Saturday, September 28, 2013

I May Never Get to Belgium

And certainly never with a carshare program. I thought it was a great idea. But after two failed attempts in one week, the second far worse than the first, I am accepting that the Universe does not want me to go to Belgium, so I will stay here.

What happened:

First the ride was three hours late meeting us at this little podunk train station on the opposite side of Munich from where I'm living. I met up with another mitfahrer (rider) early in the wait and we both called several times before finally getting a response that our driver was having car troubles (he said a flat tire), but we ended up having a very enjoyable drink talking about Albania and Portland during our wait.

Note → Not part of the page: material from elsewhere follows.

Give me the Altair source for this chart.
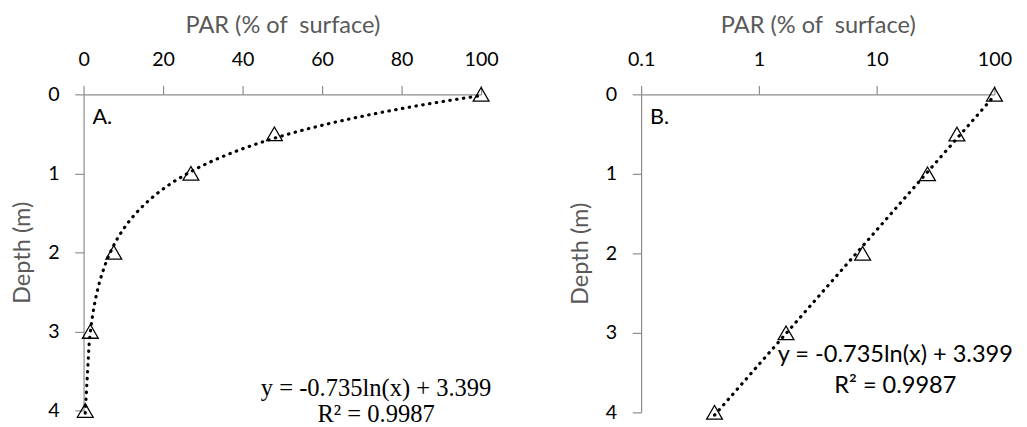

Then the driver showed up in this Toyota mini bus which he couldn't turn off because it might not start again (refer to the previous claim that the car troubles were to do with a flat tire). Three hours late we were willing to take the ride in front of us. But after picking up a fourth rider from her house (hello, why did I wait for three hours in a distant suburb if you could have picked me up from my house?!) the driver was clearly exhausted, downing three red bulls in the first hour.

Then the car decided, it didn't want to go to Belgium. Nope it wanted to stop working entirely at 3 am on the Autobahn, in a construction zone in the hills, 13 km away from the nearest city.

We waited two hours for a tow which should have taken us to Frankfurt. But... the driver didn't have any insurance so they couldn't tow us to that particular metropolis.

I've forgotten to mention that this uninsured, exhausted, dangerous driver also continuously lied to us. Not just about the flat tire (a.k.a. motor problems!) but also about distance, who he was talking to on the phone, the route we were taking (I think there are probably still two people waiting to be picked up in Stuttgart, who he told to wait and then decided not to pick up and not to tell them at 1 am).

Maybe worst of all is that this was just a job for him, not a friendly "hey, I'm driving to Belgium why don't you come with me?" but a guy who bought a dying car 10 days previously and was using it to caravan people for a 300% mark up on the gas.

From Karlsruhe, where we eventually landed at about 6:30 this morning, I took a train home. I was done. The Universe doesn't want me to go to Belgium, and it must have a reason. I do wish I could see Bruges though.

Thursday, September 26, 2013

My Island

In the week when I was trying to figure out whether I ought to stay or go from my first family I spent a good deal of time walking around the area. I stumbled across an island this way, which was large, gorgeous and practically deserted. Perfect for thinking.












Wednesday, September 25, 2013

What Home has Been

In light of being in Germany, sitting on a couch for the morning, instead of Belgium, exploring a new city, let me show you where I've been the last 3 months.

This is a grocery store. A grocery looks like this.

Another apartment building, just beautifully painted

The center square fountain, in front of the Catholic Church

The Catholic church in town is difficult to get a good image of, but this is the bell tower.

My little Fremont Bridge. I went here often to escape as it looked like a miniature piece of home.




The whole bike path is strewn with lamp posts. It had me thinking of Narnia daily.

The river from a boating dock.

My second favorite bridge. It crossed the dam, which also was beautiful.



Lots of people had secondary garden plots up against the river, with little boat houses and docks attached.

Another church in town, I found a crowded bier hall loud with drunken singing here one night.